**Recorded information:**
──────────────────────────────

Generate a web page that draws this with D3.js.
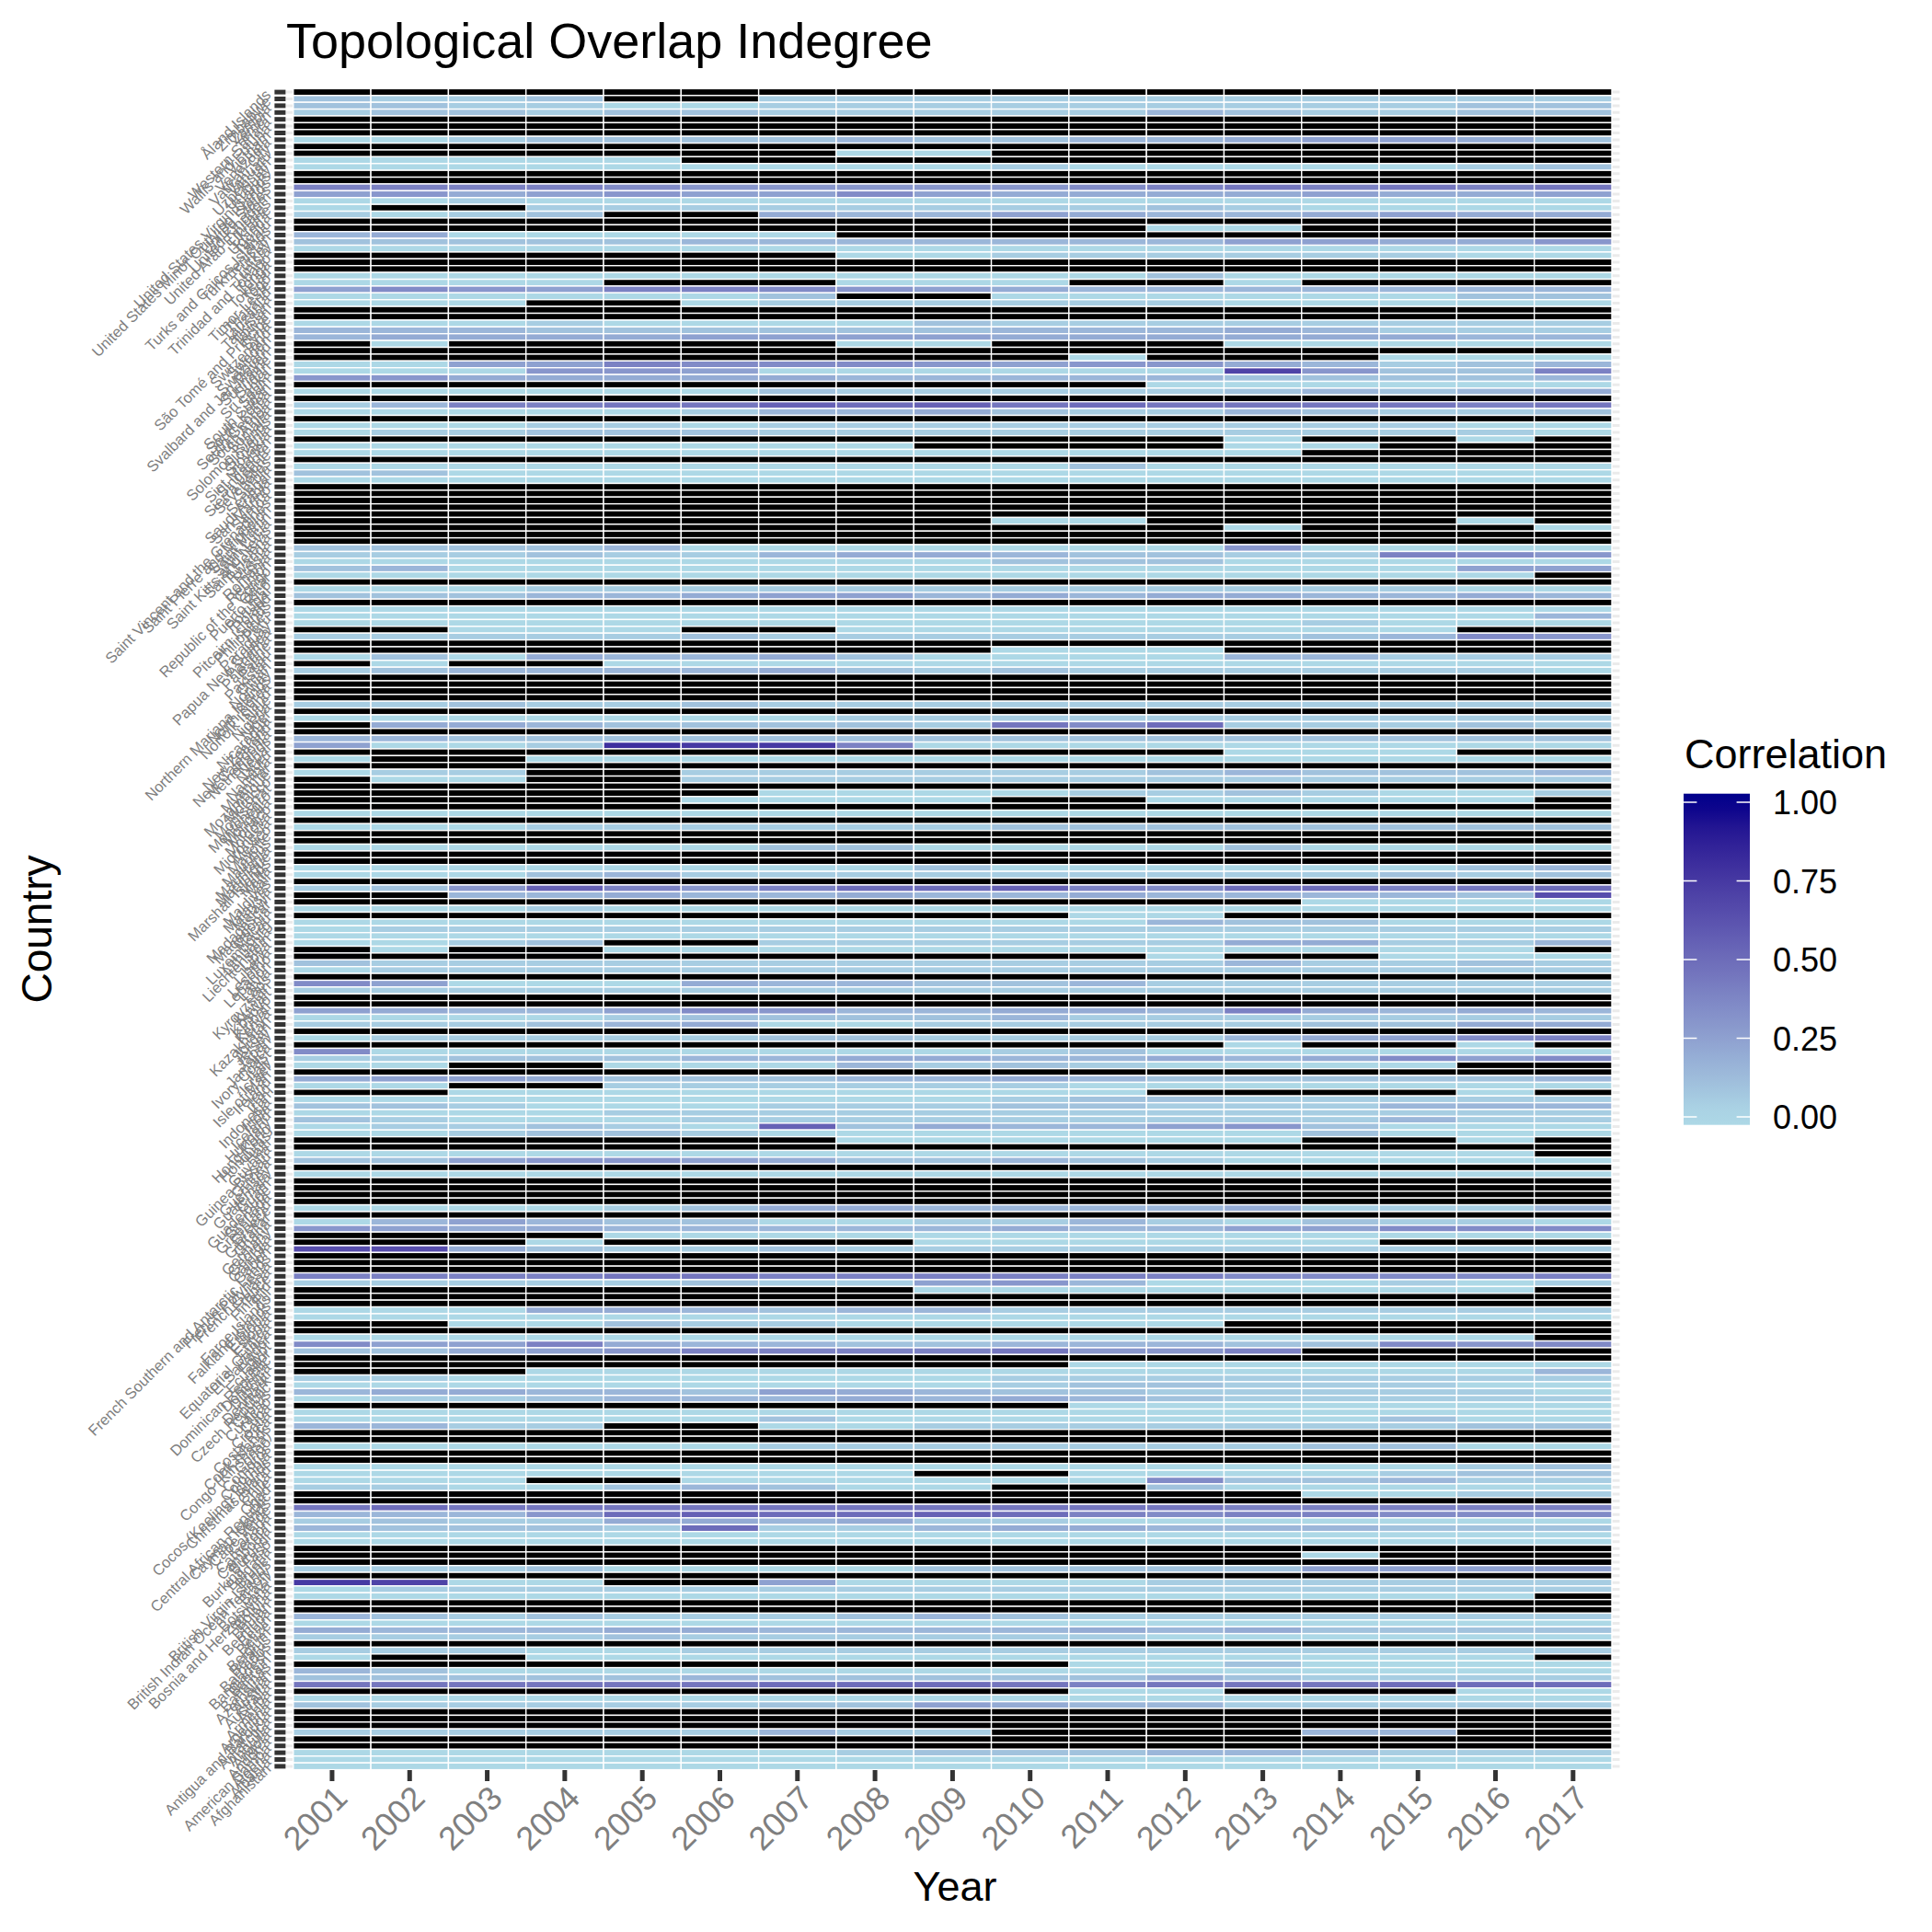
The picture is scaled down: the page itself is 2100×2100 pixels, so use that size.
<!DOCTYPE html>
<html>
<head>
<meta charset="utf-8">
<script src="https://cdn.jsdelivr.net/npm/d3@7"></script>
<style>
  html, body { margin: 0; background: #fff; }
  svg text { font-family: "Liberation Sans", sans-serif; }
</style>
</head>
<body>
<svg id="chart" width="2100" height="2100"></svg>
<script>
const years = ["2001","2002","2003","2004","2005","2006","2007","2008","2009","2010","2011","2012","2013","2014","2015","2016","2017"];

// alphabetical, drawn bottom to top
const countries = [
  "Afghanistan","Albania","Algeria","American Samoa","Andorra","Angola","Anguilla","Antarctica","Antigua and Barbuda","Argentina",
  "Armenia","Aruba","Australia","Austria","Azerbaijan","Bahamas","Bahrain","Bangladesh","Barbados","Belarus",
  "Belgium","Belize","Benin","Bermuda","Bhutan","Bolivia","Bosnia and Herzegovina","Botswana","Brazil","British Indian Ocean Territory",
  "British Virgin Islands","Brunei","Bulgaria","Burkina Faso","Burundi","Cambodia","Cameroon","Canada","Cape Verde","Cayman Islands",
  "Central African Republic","Chad","Chile","China","Christmas Island","Cocos (Keeling) Islands","Colombia","Comoros","Congo","Congo (Kinshasa)",
  "Cook Islands","Costa Rica","Croatia","Cuba","Curaçao","Cyprus","Czech Republic","Denmark","Djibouti","Dominica",
  "Dominican Republic","Ecuador","Egypt","El Salvador","Equatorial Guinea","Eritrea","Estonia","Ethiopia","Falkland Islands","Faroe Islands",
  "Fiji","Finland","France","French Guiana","French Polynesia","French Southern and Antarctic Lands","Gabon","Gambia","Georgia","Germany",
  "Ghana","Gibraltar","Greece","Greenland","Grenada","Guadeloupe","Guam","Guatemala","Guernsey","Guinea",
  "Guinea-Bissau","Guyana","Haiti","Honduras","Hong Kong","Hungary","Iceland","India","Indonesia","Iran",
  "Iraq","Ireland","Isle of Man","Israel","Italy","Ivory Coast","Jamaica","Japan","Jersey","Jordan",
  "Kazakhstan","Kenya","Kiribati","Kosovo","Kuwait","Kyrgyzstan","Laos","Latvia","Lebanon","Lesotho",
  "Liberia","Libya","Liechtenstein","Lithuania","Luxembourg","Macau","Macedonia","Madagascar","Malawi","Malaysia",
  "Maldives","Mali","Malta","Marshall Islands","Martinique","Mauritania","Mauritius","Mayotte","Mexico","Micronesia",
  "Moldova","Monaco","Mongolia","Montenegro","Montserrat","Morocco","Mozambique","Myanmar","Namibia","Nauru",
  "Nepal","Netherlands","New Caledonia","New Zealand","Nicaragua","Niger","Nigeria","Niue","Norfolk Island","North Korea",
  "Northern Mariana Islands","Norway","Oman","Pakistan","Palau","Palestine","Panama","Papua New Guinea","Paraguay","Peru",
  "Philippines","Pitcairn Islands","Poland","Portugal","Puerto Rico","Qatar","Republic of the Congo","Réunion","Romania","Russia",
  "Rwanda","Saint Helena","Saint Kitts and Nevis","Saint Lucia","Saint Martin","Saint Pierre and Miquelon","Saint Vincent and the Grenadines","Samoa","San Marino","Saudi Arabia",
  "Senegal","Serbia","Seychelles","Sierra Leone","Singapore","Sint Maarten","Slovakia","Slovenia","Solomon Islands","Somalia",
  "South Africa","South Georgia","South Korea","South Sudan","Spain","Sri Lanka","Sudan","Suriname","Svalbard and Jan Mayen","Swaziland",
  "Sweden","Switzerland","Syria","São Tomé and Príncipe","Taiwan","Tajikistan","Tanzania","Thailand","Timor-Leste","Togo",
  "Tokelau","Tonga","Trinidad and Tobago","Tunisia","Turkey","Turkmenistan","Turks and Caicos Islands","Tuvalu","Uganda","Ukraine",
  "United Arab Emirates","United Kingdom","United States","United States Minor Outlying Islands","United States Virgin Islands","Uruguay","Uzbekistan","Vanuatu","Vatican City","Venezuela",
  "Vietnam","Wallis and Futuna","Western Sahara","Yemen","Zambia","Zimbabwe","Åland Islands"
];

// one string per country, top row of the chart first, one char per year:
// "-" is a missing value (black), otherwise base 36 digit in steps of 0.05
const rows = [
  "-----------------","2112--11111111111","22110011111111122","12212211111321122","-----------------","-----------------","-----------------","00122223223345542",
  "-----------------","-------00--------","00000------------","00000000010000012","-----------------","-----------------","88887666667898989","56456557544445445",
  "00100000000000000","0--11111111210000","1012--43354334544","-----------------","-----------00----","3400000----------","22222333333355446","00000000000000000",
  "-------0011111100","-----------------","-----------------","00000000000200000","0000---000--0----","57658876543333333","0000002--00000022","000--011111100000",
  "-----------------","-----------------","00010000211111111","33322222233343111","34444555544444433","-0-----00---00000","-----------------","----------0---000",
  "00558777656643123","000665000000e6228","66444443333322223","-----------000000","00000021111123234","-----------------","138899bab9a999989","00000133421132112",
  "-----------------","00011011111111100","01122211111111110","------------0--0-","00000000----00---","0000000000000----","-----------------","00000000002000000",
  "22000000000000000","00000000000000000","-----------------","-----------------","-----------------","-----------------","-----------------","---------00----0-",
  "------------0---0","-----------------","-----------------","22223000000060000","11121134432211876","00000000022200000","23000000000000055","0000000000000000-",
  "-----------------","00011111111111100","22233455343443343","-----------------","00000000000000000","00000000000000003","00000000000001000","--000--00000000--",
  "11111211111112376","-----------------","---------000-----","02043342000033111","-0--0000000000000","12333342121111110","-----------------","-----------------",
  "-----------------","-----------------","11211211111111111","-----------------","00000001111111111","-4432222197a11121","-----------------","33222222222222222",
  "5001gff8000000000","------------000--","0--00000000000000","-----------------","011--111111232223","-00--111111111111","-----------------","------00001121001",
  "-----0000--00000-","-----------------","00000000000000000","-----------------","00011111122222222","-----------------","-----------------","00000022000020000",
  "-----------------","-----------------","00000000200000023","00023111111111212","-----------------","126b868aab87aa89a","--33433433433332d","-------------0000",
  "00010000000000000","----------00-----","00000000000322000","01111111111111111","00000000000000000","0012--11111144113","-0--000000000000-","-----------0--000",
  "21111111111131121","01111111111111111","-----------------","75000433223111111","11111111111111111","-----------------","-----------------","54335763344384343",
  "00001222231111111","11123400111112244","-----------------","01111122111134578","------------0--0-","70000000012000000","11222334433434757","00--00031210000--",
  "-----------------","45542223343222223","00--1111110000000","--000000000----0-","00000000012211111","22100011122111333","00001111111111111","21000111111111311",
  "011210b2433562000","00122100000002000","-------000000--0-","-----------------","0000000000000000-","22566542232100000","-----------------","00000000000000000",
  "-----------------","-----------------","-----------------","-----------------","00001244333341113","-----------------","03532200113102110","65443333343355777",
  "----0000000000000","---0----000000---","dd421121111111111","-----------------","-----------------","-----------------","88889988888877778","11111211563000101",
  "--------00000000-","-----------------","-----------------","00044323311111111","00000000000000000","--0021100000-----","-----------------","0000000000000000-",
  "75584332233322767","2245688889668----","-----------------","----------0000000","---00000000000003","11000000011111111","00000000012211100","34433254322111110",
  "01123334343211111","----------0000000","00000000000000000","00000020000000200","3311--00111111122","-----------------","-----------------","00000011111112200",
  "-----------------","-----------------","00000000000000012","00000000--0000122","000--000000722311","110023200--200000","-------------0011","-----------------",
  "9a999999999988888","3336abaaba8788777","12114434110000000","32221a11344333222","00000000000000000","00000000000000000","-----------------","-------------0---",
  "-----------------","11120000222225555","-----------------","fe00--50000111111","01111111111111111","0000000000000000-","-----------------","-----------------",
  "32121112321111111","00000000000000000","43334433334342222","11112111111000000","-----------------","11100111111111111","0--0000000000000-","----------0020000",
  "32000000000000000","22222322222421111","999999aaa98999aaa","----------00---00","00000000000000000","21111122543311111","-----------------","-----------------",
  "-----------------","111111311----33--","-----------------","-----------------","00000001222332111","00000000000000000","00000000000000000"
];

const legendBreaks = [0, 0.25, 0.5, 0.75, 1];

const grey = "#7f7f7f", tickColor = "#333333";
const panelLeft = 310.4, panelRight = 1760.5, panelBottom = 1924;
const tileLeft = 318.8, tileRight = 1752;

const topDown = countries.slice().reverse();
const decode = c => c === "-" ? null : parseInt(c, 36) * 0.05;
const cells = rows.flatMap((r, i) =>
  Array.from(r, (c, j) => ({ country: topDown[i], year: years[j], value: decode(c) })));

const svg = d3.select("#chart");

const x = d3.scaleBand().domain(years).range([tileLeft, tileRight]);
const y = d3.scaleBand().domain(topDown).range([96.4, 1923.6]);
const color = d3.scaleLinear().domain([0, 1]).range(["#ADD8E6", "#00008B"]).interpolate(d3.interpolateLab);

// horizontal grid, only shows in the panel margin left and right of the tiles
svg.append("g").selectAll("line")
  .data(topDown)
  .join("line")
  .attr("x1", panelLeft).attr("x2", panelRight)
  .attr("y1", d => y(d) + y.bandwidth() / 2).attr("y2", d => y(d) + y.bandwidth() / 2)
  .attr("stroke", "#ebebeb")
  .attr("stroke-width", 3);

svg.append("g").selectAll("rect")
  .data(cells)
  .join("rect")
  .attr("x", d => x(d.year))
  .attr("y", d => y(d.country))
  .attr("width", x.bandwidth())
  .attr("height", y.bandwidth())
  .attr("fill", d => d.value === null ? "#000000" : color(d.value))
  .attr("stroke", "#ffffff")
  .attr("stroke-width", 1.4);

// axes
const xAxis = svg.append("g")
  .attr("transform", `translate(0,${panelBottom})`)
  .call(d3.axisBottom(x).tickSize(12).tickPadding(3));
xAxis.select(".domain").remove();
xAxis.selectAll(".tick line").attr("stroke", tickColor).attr("stroke-width", 5);
xAxis.selectAll(".tick text")
  .attr("fill", grey)
  .attr("font-size", 36)
  .attr("text-anchor", "end")
  .attr("dy", 0)
  .attr("transform", "translate(8,22) rotate(-45)");

const yAxis = svg.append("g")
  .attr("transform", `translate(${panelLeft},0)`)
  .call(d3.axisLeft(y).tickSize(12).tickPadding(3));
yAxis.select(".domain").remove();
yAxis.selectAll(".tick line").attr("stroke", tickColor).attr("stroke-width", 5);
yAxis.selectAll(".tick text")
  .attr("fill", grey)
  .attr("font-size", 16.5)
  .attr("text-anchor", "end")
  .attr("dy", 0)
  .attr("x", 0)
  .attr("transform", "translate(-15,4) rotate(-45)");

// titles
svg.append("text").attr("x", 311).attr("y", 63).attr("font-size", 54).attr("fill", "#000").text("Topological Overlap Indegree");
svg.append("text").attr("x", 1038).attr("y", 2066).attr("text-anchor", "middle").attr("font-size", 45).attr("fill", "#000").text("Year");
svg.append("text").attr("transform", "translate(56,1010) rotate(-90)").attr("text-anchor", "middle").attr("font-size", 46).attr("fill", "#000").text("Country");

// legend
const legendX = 1830, legendW = 72;
const legendY = d3.scaleLinear().domain([0, 1]).range([1214, 872]);
const legendTop = 862.7, legendBottom = 1222.7;
const grad = svg.append("defs").append("linearGradient").attr("id", "corr").attr("x1", 0).attr("x2", 0).attr("y1", 0).attr("y2", 1);
grad.selectAll("stop")
  .data(d3.range(0, 21))
  .join("stop")
  .attr("offset", d => d / 20)
  .attr("stop-color", d => color(Math.max(0, Math.min(1, legendY.invert(legendTop + (legendBottom - legendTop) * d / 20)))));

svg.append("rect")
  .attr("x", legendX).attr("y", legendTop)
  .attr("width", legendW).attr("height", legendBottom - legendTop)
  .attr("fill", "url(#corr)");

svg.append("text").attr("x", 1831).attr("y", 835).attr("font-size", 45).attr("fill", "#000").text("Correlation");

const legendAxis = svg.append("g")
  .attr("transform", `translate(${legendX + legendW},0)`)
  .call(d3.axisRight(legendY).tickValues(legendBreaks).tickFormat(d3.format(".2f")).tickSize(0).tickPadding(25));
legendAxis.select(".domain").remove();
legendAxis.selectAll(".tick text").attr("font-size", 36).attr("fill", "#000").attr("dy", "0.36em");

const legendTicks = svg.append("g").selectAll("g").data(legendBreaks).join("g");
legendTicks.append("line")
  .attr("x1", legendX).attr("x2", legendX + 14.4)
  .attr("y1", legendY).attr("y2", legendY)
  .attr("stroke", "#fff").attr("stroke-width", 1.5);
legendTicks.append("line")
  .attr("x1", legendX + legendW - 14.4).attr("x2", legendX + legendW)
  .attr("y1", legendY).attr("y2", legendY)
  .attr("stroke", "#fff").attr("stroke-width", 1.5);
</script>
</body>
</html>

──────────────────────────────

**Problem description:** Check the data for the word "page" and pull out the lines that have it.

**Expected answer:**
Generate a web page that draws this with D3.js.
The picture is scaled down: the page itself is 2100×2100 pixels, so use that size.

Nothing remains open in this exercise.